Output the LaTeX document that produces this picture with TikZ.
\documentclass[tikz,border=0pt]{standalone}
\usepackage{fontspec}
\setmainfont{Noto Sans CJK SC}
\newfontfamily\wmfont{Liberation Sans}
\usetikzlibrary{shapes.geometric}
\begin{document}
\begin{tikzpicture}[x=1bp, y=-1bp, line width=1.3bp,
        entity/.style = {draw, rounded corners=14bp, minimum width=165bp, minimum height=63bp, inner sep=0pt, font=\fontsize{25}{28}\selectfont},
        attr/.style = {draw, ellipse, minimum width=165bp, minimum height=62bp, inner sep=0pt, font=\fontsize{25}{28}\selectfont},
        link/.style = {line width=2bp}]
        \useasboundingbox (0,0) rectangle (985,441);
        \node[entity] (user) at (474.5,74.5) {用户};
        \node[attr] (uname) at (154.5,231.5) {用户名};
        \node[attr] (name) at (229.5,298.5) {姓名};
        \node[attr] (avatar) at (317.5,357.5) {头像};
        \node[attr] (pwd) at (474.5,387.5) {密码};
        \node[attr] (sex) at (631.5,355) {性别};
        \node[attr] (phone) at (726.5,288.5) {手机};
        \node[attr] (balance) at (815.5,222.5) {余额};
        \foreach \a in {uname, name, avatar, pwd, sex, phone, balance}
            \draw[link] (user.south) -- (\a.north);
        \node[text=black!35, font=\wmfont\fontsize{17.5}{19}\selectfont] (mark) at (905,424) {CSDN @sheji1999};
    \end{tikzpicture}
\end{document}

Aim of the exercise: Write the data from above out again, exactly.

Result of this exercise:
Output the LaTeX document that produces this picture with TikZ.
\documentclass[tikz,border=0pt]{standalone}
\usepackage{fontspec}
\setmainfont{Noto Sans CJK SC}
\newfontfamily\wmfont{Liberation Sans}
\usetikzlibrary{shapes.geometric}
\begin{document}
\begin{tikzpicture}[x=1bp, y=-1bp, line width=1.3bp,
        entity/.style = {draw, rounded corners=14bp, minimum width=165bp, minimum height=63bp, inner sep=0pt, font=\fontsize{25}{28}\selectfont},
        attr/.style = {draw, ellipse, minimum width=165bp, minimum height=62bp, inner sep=0pt, font=\fontsize{25}{28}\selectfont},
        link/.style = {line width=2bp}]
        \useasboundingbox (0,0) rectangle (985,441);
        \node[entity] (user) at (474.5,74.5) {用户};
        \node[attr] (uname) at (154.5,231.5) {用户名};
        \node[attr] (name) at (229.5,298.5) {姓名};
        \node[attr] (avatar) at (317.5,357.5) {头像};
        \node[attr] (pwd) at (474.5,387.5) {密码};
        \node[attr] (sex) at (631.5,355) {性别};
        \node[attr] (phone) at (726.5,288.5) {手机};
        \node[attr] (balance) at (815.5,222.5) {余额};
        \foreach \a in {uname, name, avatar, pwd, sex, phone, balance}
            \draw[link] (user.south) -- (\a.north);
        \node[text=black!35, font=\wmfont\fontsize{17.5}{19}\selectfont] (mark) at (905,424) {CSDN @sheji1999};
    \end{tikzpicture}
\end{document}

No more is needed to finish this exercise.